■ **PROBLEM**
Copy every line of the data that contains the string "this".

■ **DATA**
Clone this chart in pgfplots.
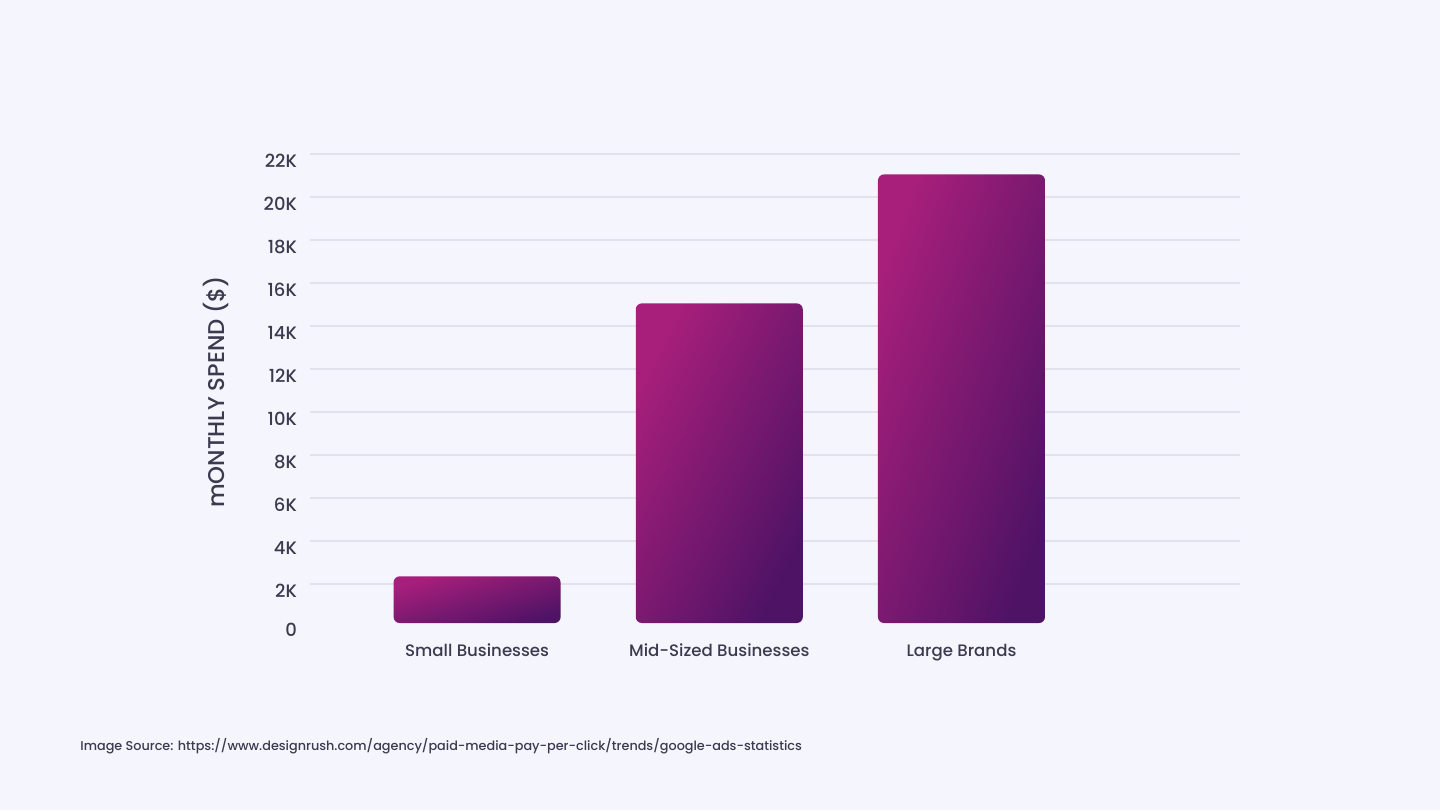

==

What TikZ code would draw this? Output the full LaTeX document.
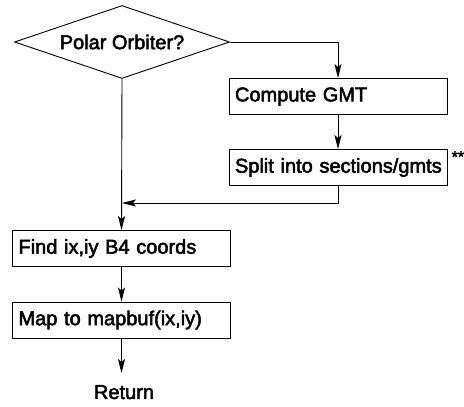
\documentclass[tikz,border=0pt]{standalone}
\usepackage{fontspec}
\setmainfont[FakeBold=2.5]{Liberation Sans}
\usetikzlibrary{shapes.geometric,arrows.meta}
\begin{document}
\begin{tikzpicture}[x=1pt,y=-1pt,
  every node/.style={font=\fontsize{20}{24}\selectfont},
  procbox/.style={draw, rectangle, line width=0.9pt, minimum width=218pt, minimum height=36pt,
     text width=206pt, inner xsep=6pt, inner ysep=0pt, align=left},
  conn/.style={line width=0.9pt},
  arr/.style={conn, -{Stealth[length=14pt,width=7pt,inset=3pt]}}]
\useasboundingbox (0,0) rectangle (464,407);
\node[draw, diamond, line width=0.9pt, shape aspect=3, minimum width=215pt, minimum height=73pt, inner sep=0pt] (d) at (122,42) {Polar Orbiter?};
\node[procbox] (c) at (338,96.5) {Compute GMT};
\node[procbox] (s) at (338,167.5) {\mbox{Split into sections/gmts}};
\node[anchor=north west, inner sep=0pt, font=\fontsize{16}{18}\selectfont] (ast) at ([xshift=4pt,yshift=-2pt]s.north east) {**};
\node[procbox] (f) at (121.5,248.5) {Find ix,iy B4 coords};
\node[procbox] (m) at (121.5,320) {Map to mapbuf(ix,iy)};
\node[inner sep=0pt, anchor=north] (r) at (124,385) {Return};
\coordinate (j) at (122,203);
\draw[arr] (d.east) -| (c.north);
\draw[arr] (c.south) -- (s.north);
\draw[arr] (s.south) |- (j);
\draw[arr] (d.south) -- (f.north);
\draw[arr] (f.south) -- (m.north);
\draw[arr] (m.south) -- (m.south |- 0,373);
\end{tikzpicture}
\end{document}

■ **RESPONSE**
Clone this chart in pgfplots.
What TikZ code would draw this? Output the full LaTeX document.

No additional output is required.